El secretario general de la Organización de Naciones Unidas, Kofi Annan, ha insistido en la necesidad de lograr una definición de terrorismo que goce de la aceptación general de la comunidad internacional. Decir esto es prácticamente una tautología, pues en realidad toda definición reúne un consenso por condensar en pocas palabras la esencia de una materia.
La reiterada solicitud de Annan pone en evidencia que a la hora de hablar sobre el tema nos movemos entre nociones más o menos aceptadas, pero no basados en una verdadera definición. Por ejemplo, no dudaríamos en calificar como terrorista al bombazo en una cafetería llena de civiles para exigir la liberación de un determinado grupo de presos considerados “políticos”. O la voladura de un avión en plena ruta, para reivindicar las solicitudes de una parcialidad en conflicto con un gobierno considerado totalitario.
Las cosas, sin embargo, se complican con cada caso. ¿Calificaríamos de terrorista a un grupo que secuestre un avión en Afganistán y lo estrelle contra la sede del gobierno talibán, o diríamos que se trata de un acto de venganza legítima, basado en el antiguo principio de “ojo por ojo, diente por diente”? Este sería un caso extremo. Pero en verdad llega un momento en que el enredo llega a magnitudes inmanejables.
Annan pareciera seguir aquel consejo del académico Boaz Ganor, en el sentido de que la comunidad internacional debe llegar a un consenso mínimo que le permita trazar convenios y acuerdos bilaterales o multilaterales para combatir este mal en el ámbito mundial. Ya la ONU ha avanzado un importante camino en esta materia, al aprobar convenciones sobre interferencia ilícita de aeronaves, y al hacer una distinción entre los actos terroristas y los derivados de las llamadas “guerras de liberación” que fueron tan frecuentes durante el siglo XIX y la primera mitad del siglo XX. Pero todavía no ha llegado al meollo del asunto.

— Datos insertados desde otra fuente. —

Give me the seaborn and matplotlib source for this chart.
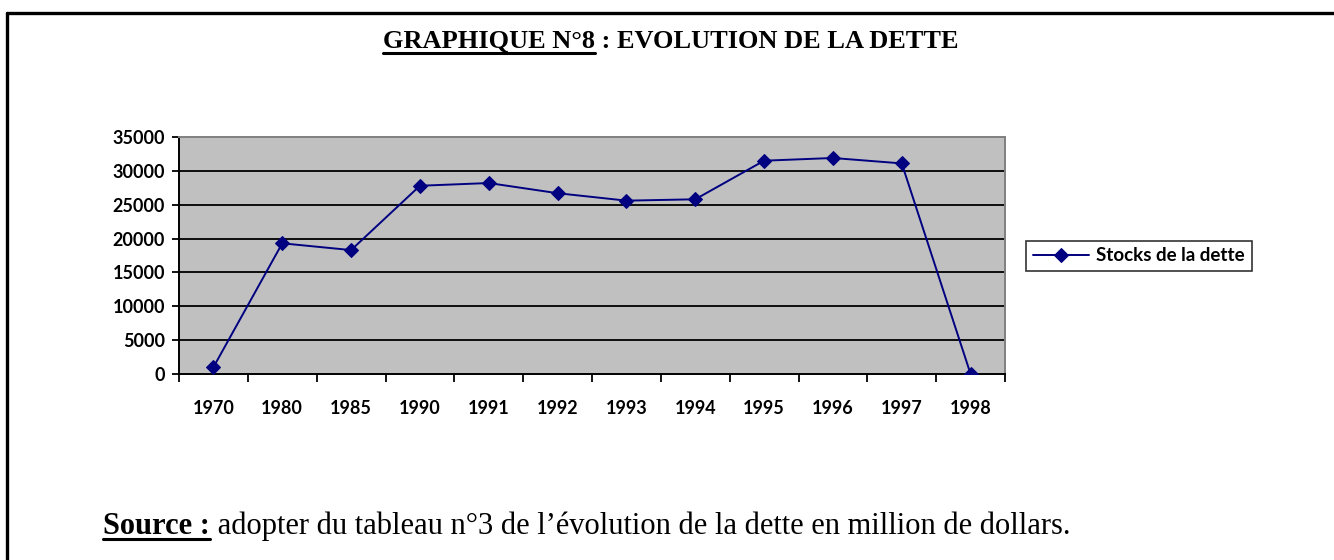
import pandas as pd
import seaborn as sns
import matplotlib.pyplot as plt
from matplotlib.lines import Line2D
from matplotlib.ticker import FixedLocator

# data (million dollars)
years = ['1970', '1980', '1985', '1990', '1991', '1992', '1993', '1994',
         '1995', '1996', '1997', '1998']
stock = [1000, 19300, 18300, 27800, 28200, 26700, 25600, 25800,
         31500, 31900, 31100, 0]
y_ticks = [0, 5000, 10000, 15000, 20000, 25000, 30000, 35000]

series_name = 'Stocks de la dette'
title_a = 'GRAPHIQUE N°8'
title_b = ' : EVOLUTION DE LA DETTE'
source_a = 'Source :'
source_b = ' adopter du tableau n°3 de l’évolution de la dette en million de dollars.'

df = pd.DataFrame({'annee': years, 'stock': stock, 'serie': series_name})

sns.set_style('white')
plt.rcParams['font.family'] = ['Lato', 'DejaVu Sans']
plt.rcParams['text.color'] = 'black'
plt.rcParams['xtick.color'] = 'black'
plt.rcParams['ytick.color'] = 'black'

W, H = 1334, 560
fig = plt.figure(figsize=(W / 100, H / 100), dpi=100)
ax = fig.add_axes([179 / W, 1 - 374 / H, (1005 - 179) / W, (374 - 137) / H])
ax.set_facecolor('#c0c0c0')

# grid lines first so the line sits on top
for v in y_ticks[1:-1]:
    ax.axhline(v, color='black', lw=1.3, zorder=1)

sns.lineplot(data=df, x='annee', y='stock', hue='serie', palette=['#000080'],
             marker='D', markersize=7.5, markeredgecolor='#000080',
             linewidth=1.4, sort=False, ax=ax, zorder=3)

n = len(years)
ax.set_xlim(-0.5, n - 0.5)
ax.set_ylim(0, 35000)
ax.set_yticks(y_ticks)
ax.set_yticklabels([str(v) for v in y_ticks])
ax.set_xticks(range(n))
ax.set_xticklabels(years)
ax.xaxis.set_minor_locator(FixedLocator([i - 0.5 for i in range(n + 1)]))
ax.tick_params(axis='x', which='major', length=0, pad=19)
ax.tick_params(axis='x', which='minor', length=6, width=1.3, direction='out', color='black', bottom=True)
ax.tick_params(axis='y', length=5, width=1.3, direction='out', color='black', left=True, pad=5)
for lab in ax.get_xticklabels() + ax.get_yticklabels():
    lab.set_fontsize(13)
    lab.set_fontweight('bold')
    lab.set_color('black')
ax.set_xlabel('')
ax.set_ylabel('')

for s in ['left', 'bottom']:
    ax.spines[s].set_color('black')
    ax.spines[s].set_linewidth(1.4)
for s in ['top', 'right']:
    ax.spines[s].set_color('#808080')
    ax.spines[s].set_linewidth(1.4)

leg = ax.legend(handles=ax.get_legend().legend_handles, labels=[series_name],
                loc='center left', bbox_to_anchor=(1026 / W, 1 - 256 / H),
                bbox_transform=fig.transFigure, borderaxespad=0,
                frameon=True, fancybox=False,
                edgecolor='black', handlelength=3.0, borderpad=0.35,
                handletextpad=0.4, prop={'weight': 'bold', 'size': 13.5})
leg.get_frame().set_linewidth(1.2)
for h in leg.legend_handles:
    h.set_marker('D')
    h.set_markersize(7.5)
    h.set_linewidth(1.4)
for t in leg.get_texts():
    t.set_color('black')

# page frame: top rule and left rule
fig.add_artist(Line2D([7 / W, 1], [1 - 13 / H, 1 - 13 / H], transform=fig.transFigure, color='black', lw=2.4))
fig.add_artist(Line2D([7 / W, 7 / W], [0, 1 - 13 / H], transform=fig.transFigure, color='black', lw=2.4))

fig.canvas.draw()
r = fig.canvas.get_renderer()

def underlined_pair(x0, y0, first, second, size, bold_second):
    t1 = fig.text(x0, y0, first, family='Liberation Serif', weight='bold', size=size,
                  ha='left', va='baseline', color='black')
    bb = t1.get_window_extent(r).transformed(fig.transFigure.inverted())
    t2 = fig.text(bb.x1, y0, second, family='Liberation Serif',
                  weight='bold' if bold_second else 'normal', size=size,
                  ha='left', va='baseline', color='black')
    uy = y0 - 5 / H
    fig.add_artist(Line2D([bb.x0, bb.x1], [uy, uy], transform=fig.transFigure, color='black', lw=2.2))
    return t1, t2

underlined_pair(383 / W, 1 - 48 / H, title_a, title_b, 19, True)
underlined_pair(103 / W, 1 - 534 / H, source_a, source_b, 22, False)

fig.savefig('out.png', dpi=100)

Un análisis de 109 conceptos emitidos sobre el terrorismo, efectuado por Alex Schmidt y Albert Jongman, concluyó que el 83 por ciento de los enunciados contiene la palabra “violencia”, mientras que el 65 por ciento refiere el vocablo “política”. Aspectos tales como el efecto psicológico de las acciones así como las amenazas figuran en menos de la mitad de tales enunciados.
Podríamos decir entonces que el terrorismo es simplemente “violencia política”. Pero dicho así, no se llega a un aspecto crucial, como es el de los actores de esa violencia. En otros términos, no toda manifestación de violencia política puede ser calificada de terrorista. El problema referido a quién ejerce esa violencia y contra qué objetivo debe ser abordado en esa definición.
Y es aquí donde la ONU corre un gran peligro. Siendo un club de gobiernos, a esta organización le resultará casi imposible sustraerse de la influencia que harán sus representantes para imponer una visión unívoca sobre la materia, sin tomar en cuenta por ejemplo el terrorismo de los estados contra sus ciudadanos, tan frecuente en la historia reciente de los países del Cono Sur, Centroamérica, Asia y Africa, así como también el terrorismo que pueden ejercer organizaciones supranacionales (auspiciadas o no por otros estados) contra personas, grupos o estados.
Ciertamente, Naciones Unidas es el foro natural para llegar a una definición de terrorismo que sea aceptada por la comunidad internacional. Pero el proceso para llegar a este fin así como los términos de esa definición no serán nada simples, como quisiera Annan: estarán signados por actos de poder, ejercidos en lo interno de la organización por los países más influyentes del planeta, con el fin de imponer su visión sobre este tema, crucial para la seguridad mundial.